Building the code on Unix/Linux

   There are lots of dependencies required to build LifeLines.
   These include: * C compiler (gcc, clang, etc) * GNU make * GNU
   bison * GNU flex * GNU autoconf and automake One way to build
   the code is to make a subdirectory, lets say called bld in your
   lifelines directory, (where the toplevel Makefile.am is
   located) and then build all the code there. This keeps the
   objects and executables out of the source directories. This is
   the process shown here, and the process used by the
   build/build_dist.sh script.
sh build/autogen.sh
mkdir bld
cd bld
../configure
make

   This should build LifeLines and leave the results in
   subdirectories of the the directory bld.

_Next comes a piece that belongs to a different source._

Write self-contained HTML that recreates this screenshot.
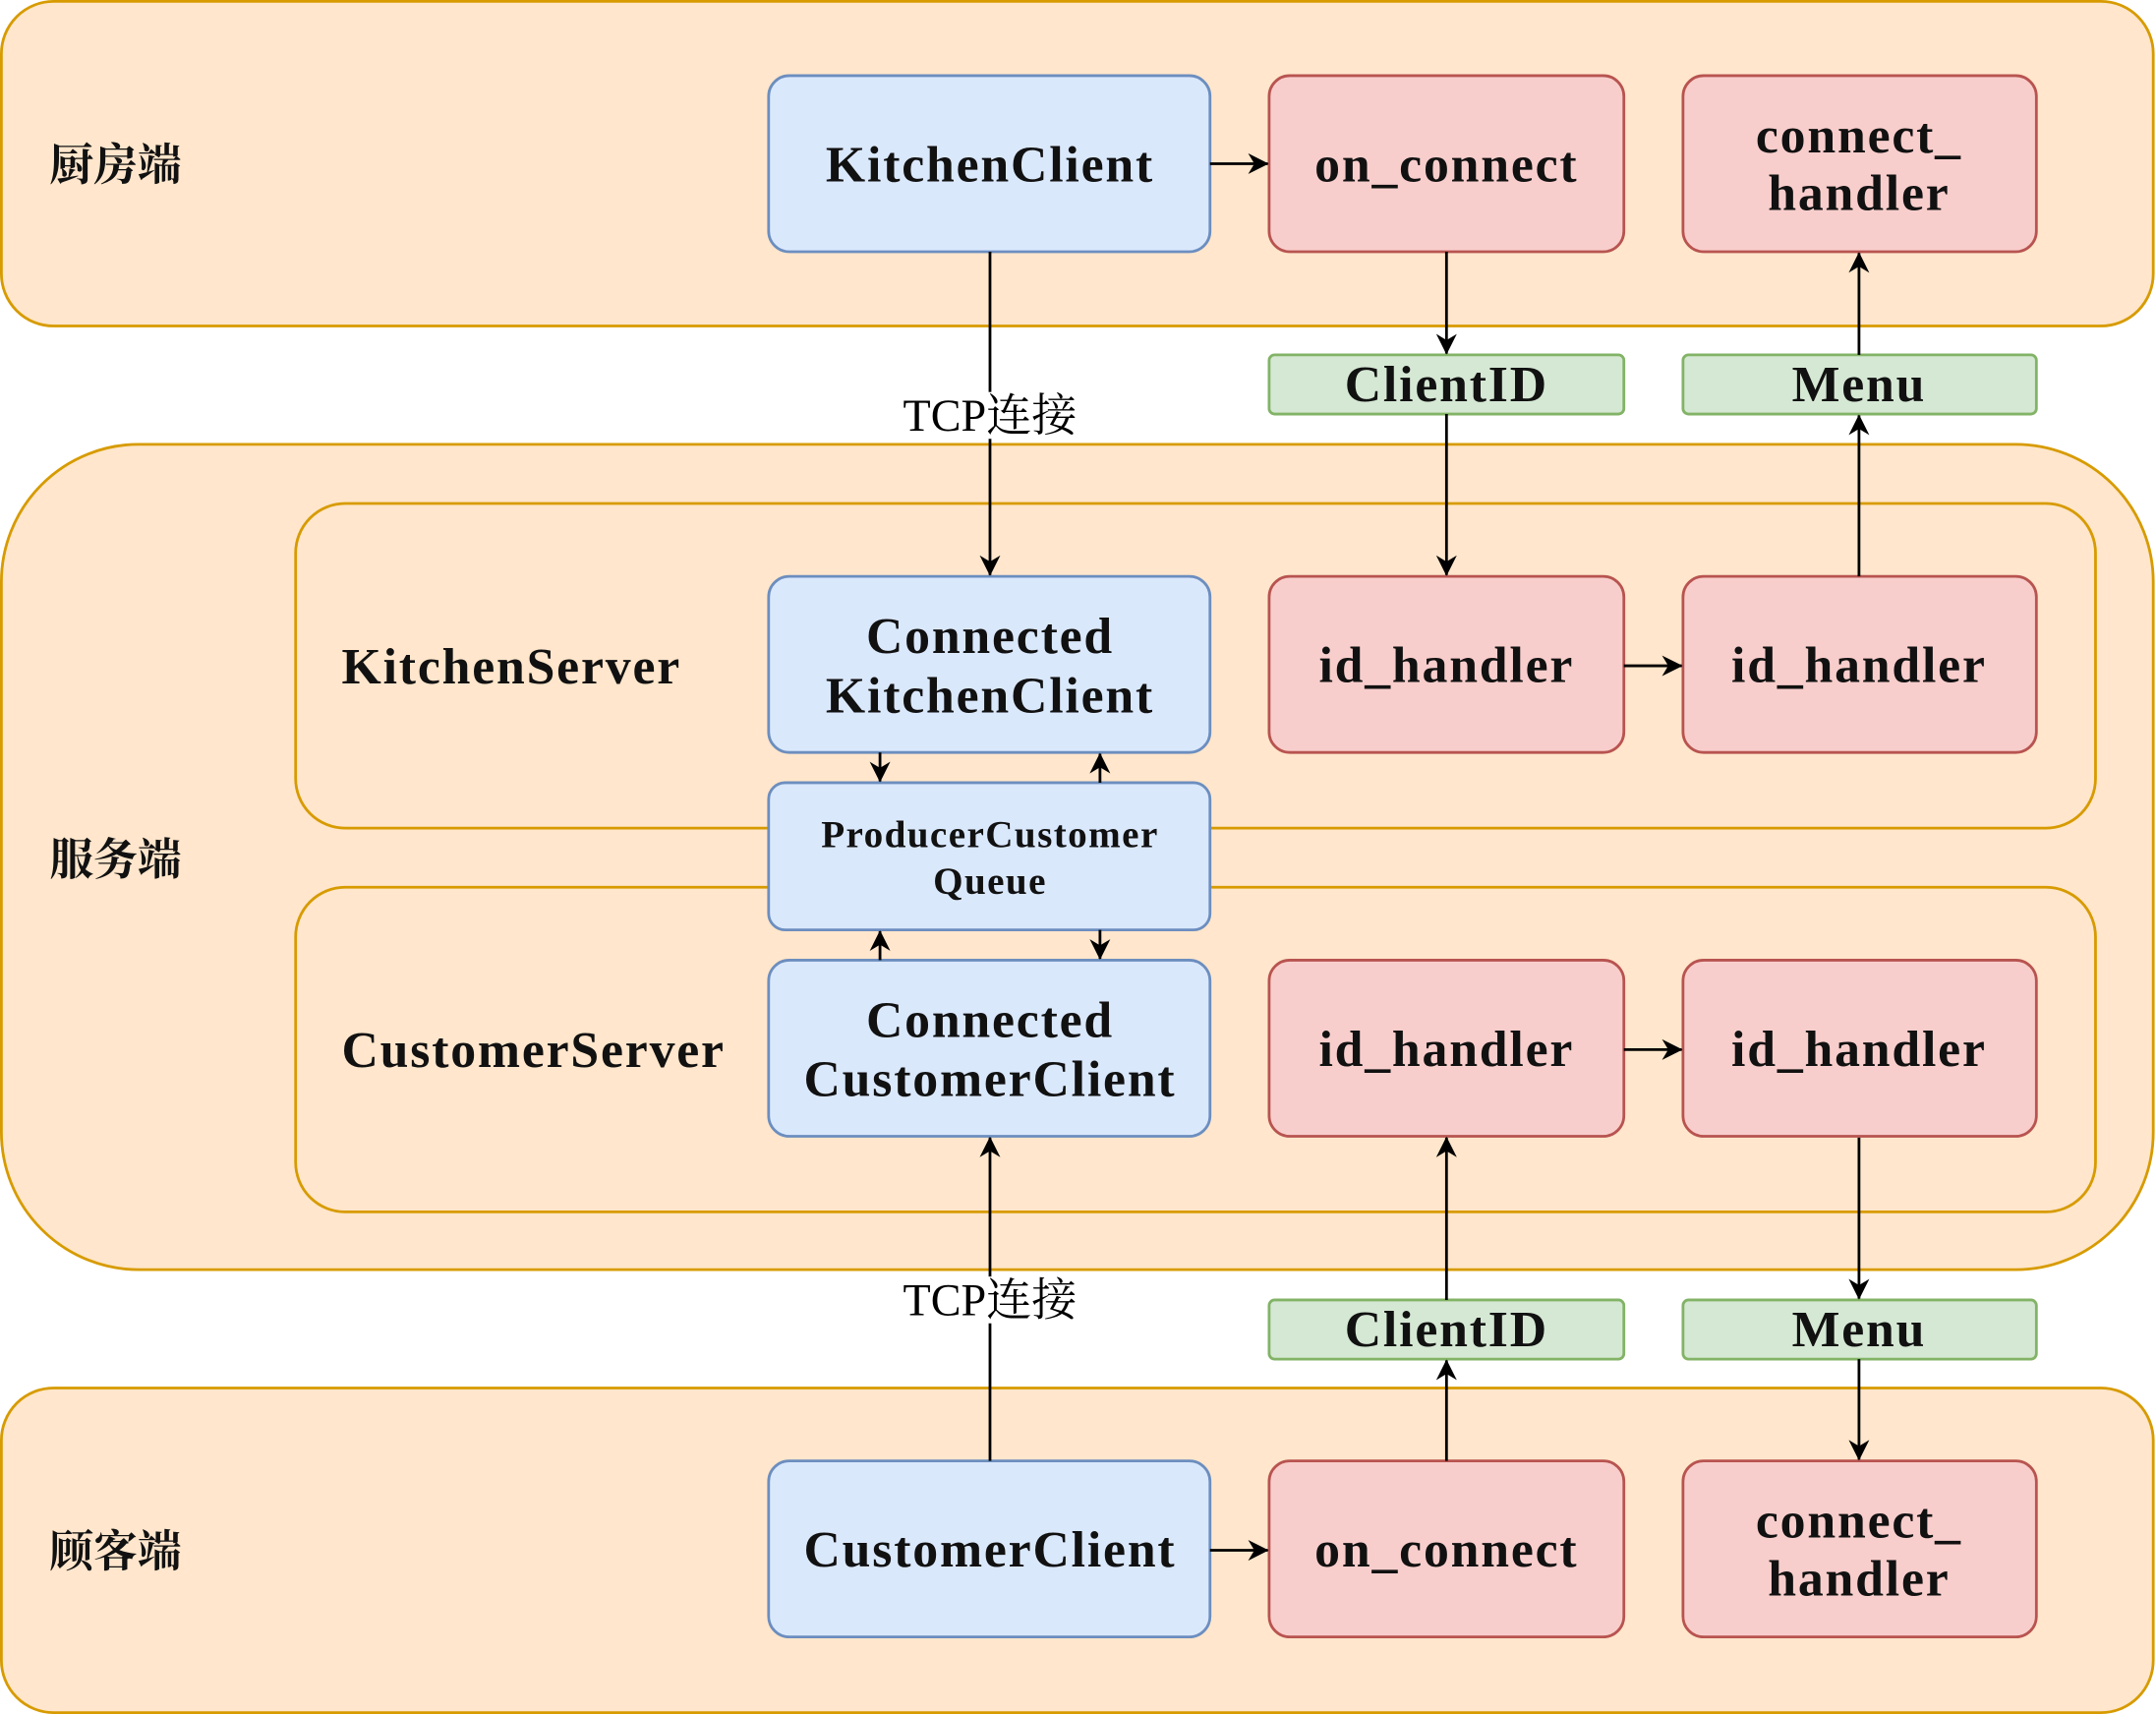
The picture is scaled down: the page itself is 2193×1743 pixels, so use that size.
<!DOCTYPE html>
<html><head><meta charset="utf-8"><style>
html,body{margin:0;padding:0;background:#fff}
svg{display:block}
text{font-family:"Liberation Serif","Noto Serif CJK SC",serif;text-anchor:middle;dominant-baseline:central}
.b{font-size:37px;font-weight:bold;fill:#111;letter-spacing:1.3px}
.o{fill:#ffe6cc;stroke:#d79b00;stroke-width:2}
.bl{fill:#dae8fc;stroke:#6c8ebf;stroke-width:2}
.r{fill:#f8cecc;stroke:#b85450;stroke-width:2}
.g{fill:#d5e8d4;stroke:#82b366;stroke-width:2}
.l{stroke:#000;stroke-width:2;fill:none;marker-end:url(#a)}
</style></head><body>
<svg width="2193" height="1743" viewBox="0 0 1568 1246" preserveAspectRatio="none">
<defs><marker id="a" viewBox="0 0 10 10" refX="9.5" refY="5" markerWidth="15" markerHeight="15" markerUnits="userSpaceOnUse" orient="auto"><path d="M0,0 L10,5 L0,10 L3,5 z" fill="#000"/></marker></defs>
<rect class="o" x="1" y="1" width="1565" height="236" rx="38"/>
<rect class="o" x="1" y="323" width="1565" height="600" rx="100"/>
<rect class="o" x="215" y="366" width="1309" height="236" rx="36"/>
<rect class="o" x="215" y="645" width="1309" height="236" rx="36"/>
<rect class="o" x="1" y="1009" width="1565" height="236" rx="38"/>

<text x="84" y="120" class="b" style="font-size:32px;letter-spacing:0">厨房端</text>
<text x="84" y="625" class="b" style="font-size:32px;letter-spacing:0">服务端</text>
<text x="84" y="1128" class="b" style="font-size:32px;letter-spacing:0">顾客端</text>
<text x="372" y="485" class="b">KitchenServer</text>
<text x="388" y="764" class="b">CustomerServer</text>

<rect class="bl" x="559" y="55" width="321" height="128" rx="15"/>
<text x="720" y="120" class="b">KitchenClient</text>
<rect class="r" x="923" y="55" width="258" height="128" rx="15"/>
<text x="1052" y="120" class="b">on_connect</text>
<rect class="r" x="1224" y="55" width="257" height="128" rx="15"/>
<text x="1352" y="99" class="b">connect_</text><text x="1352" y="141" class="b">handler</text>

<rect class="g" x="923" y="258" width="258" height="43" rx="4"/>
<text x="1052" y="280" class="b">ClientID</text>
<rect class="g" x="1224" y="258" width="257" height="43" rx="4"/>
<text x="1352" y="280" class="b">Menu</text>

<rect class="bl" x="559" y="419" width="321" height="128" rx="15"/>
<text x="720" y="463" class="b">Connected</text><text x="720" y="506" class="b">KitchenClient</text>
<rect class="r" x="923" y="419" width="258" height="128" rx="15"/>
<text x="1052" y="484" class="b">id_handler</text>
<rect class="r" x="1224" y="419" width="257" height="128" rx="15"/>
<text x="1352" y="484" class="b">id_handler</text>

<rect class="bl" x="559" y="569" width="321" height="107" rx="12"/>
<text x="720" y="607" class="b" style="font-size:28px;letter-spacing:1px">ProducerCustomer</text>
<text x="720" y="641" class="b" style="font-size:28px;letter-spacing:1px">Queue</text>

<rect class="bl" x="559" y="698" width="321" height="128" rx="15"/>
<text x="720" y="742" class="b">Connected</text><text x="720" y="785" class="b">CustomerClient</text>
<rect class="r" x="923" y="698" width="258" height="128" rx="15"/>
<text x="1052" y="763" class="b">id_handler</text>
<rect class="r" x="1224" y="698" width="257" height="128" rx="15"/>
<text x="1352" y="763" class="b">id_handler</text>

<rect class="g" x="923" y="945" width="258" height="43" rx="4"/>
<text x="1052" y="967" class="b">ClientID</text>
<rect class="g" x="1224" y="945" width="257" height="43" rx="4"/>
<text x="1352" y="967" class="b">Menu</text>

<rect class="bl" x="559" y="1062" width="321" height="128" rx="15"/>
<text x="720" y="1127" class="b">CustomerClient</text>
<rect class="r" x="923" y="1062" width="258" height="128" rx="15"/>
<text x="1052" y="1127" class="b">on_connect</text>
<rect class="r" x="1224" y="1062" width="257" height="128" rx="15"/>
<text x="1352" y="1106" class="b">connect_</text><text x="1352" y="1148" class="b">handler</text>

<path class="l" d="M880,119 H922"/>
<path class="l" d="M720,183 V418"/>
<path class="l" d="M1052,183 V257"/>
<path class="l" d="M1052,301 V418"/>
<path class="l" d="M1352,419 V302"/>
<path class="l" d="M1352,258 V184"/>
<path class="l" d="M1181,484 H1223"/>
<path class="l" d="M640,547 V568"/>
<path class="l" d="M800,569 V548"/>
<path class="l" d="M640,698 V677"/>
<path class="l" d="M800,676 V697"/>
<path class="l" d="M1181,763 H1223"/>
<path class="l" d="M720,1062 V827"/>
<path class="l" d="M1052,1062 V989"/>
<path class="l" d="M1052,945 V827"/>
<path class="l" d="M1352,827 V944"/>
<path class="l" d="M1352,988 V1061"/>
<path class="l" d="M880,1127 H922"/>

<rect x="648" y="285" width="144" height="34" fill="#fff"/>
<text x="720" y="302" style="font-size:33px">TCP连接</text>
<rect x="648" y="928" width="144" height="34" fill="#fff"/>
<text x="720" y="945" style="font-size:33px">TCP连接</text>
</svg>
</body></html>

Generating the source tarball

   If you have build the code as described above, you can generate
   the source tarball as follows;
cd bld
make dist

   While this is a source tarball it does contain a number of
   generated files that make it easier to generate LifeLines from
   the source tarball and/or package for third-party distribution.
   This includes the configure script, the makefiles, and the
   HTML/PDF documentation.

Generating the rpm package

   The specification file to build a rpm for redhat linux is
   included in the git repository. These notes show how you can
   use this to build the source and binary rpm for redhat linux.

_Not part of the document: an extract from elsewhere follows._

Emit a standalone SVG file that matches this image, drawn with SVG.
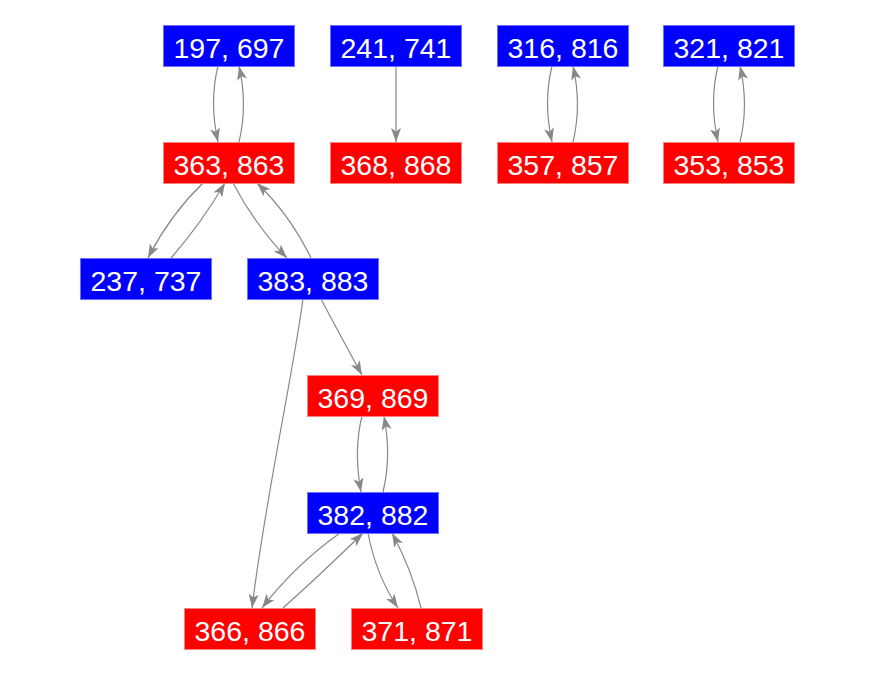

   These instructions use techniques described by Mike Harris in a
   note entitled "Building RPM packages as a non-root user." These
   were found at http://www.rpm.org/hintskinks/buildtree. At that
   url was also a tarball that included the files README( the
   note), .rpmrc and .rpmmacros. The later two files are installed
   in your home directory. These do alter the default behavior of
   rpm for you and are not required to build the rpm, however,
   these instructions will fail.

   Make sure there is a line of the form
%packager     Joe Blow  <joe@blow.com>

   In your ~/.rpmmacros file. It is used to put the name and email
   address of the individual generating the rpm package into the
   file. Be sure to use your name and email address. If there is a
   "Packager:" entry in the lifelines.spec file, make sure it is
   correct, as it overrides the value in your .rpmmacros file.

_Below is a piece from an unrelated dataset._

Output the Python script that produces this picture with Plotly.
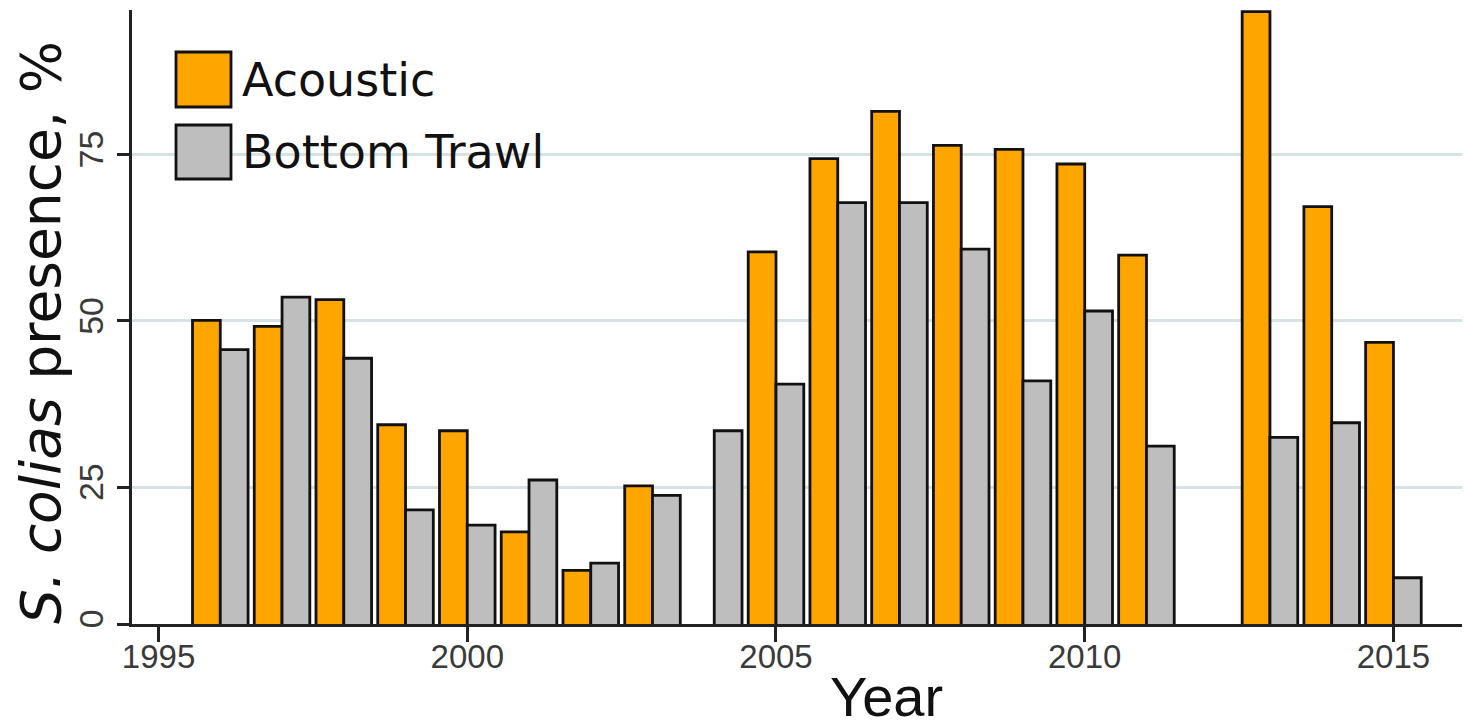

   From the lifelines directory (where the toplevel Makefile.am
   and the bld directory are, execute the following commands (with
   appropriate version numbers of course)
mkdir ~/rpmbuild
mkdir ~/rpmbuild/SRPMS
mkdir ~/rpmbuild/RPMS
mkdir ~/rpmbuild/BUILD
mkdir ~/rpmbuild/tmp
mkdir ~/rpmbuild/lifelines-3.0.22
cp bld/lifelines-3.0.22.tar.gz ~/rpmbuild/lifelines-3.0.22.
cp build/rpm/lifelines.spec ~/rpmbuild/lifelines-3.0.22
cd ~/rpmbuild/lifeines-3.0.22
rpmbuild -ba lifelines.spec

   The mkdir commands only need to be executed if needed. If
   everything goes ok, this will generate a source and binary rpm.

Making a release

   To release a new version, run the build/setversions.sh script
   to set the version in the many necessary files. Add an entry
   mentioning the new version in the
  ChangeLog

   Tag the git source via (for example, for version X.Y.Z)
  git tag vX_Y_Z

   Finally, Send an announcement to the LINES-L mailing list

Putting a release on github

   This process is still being developed.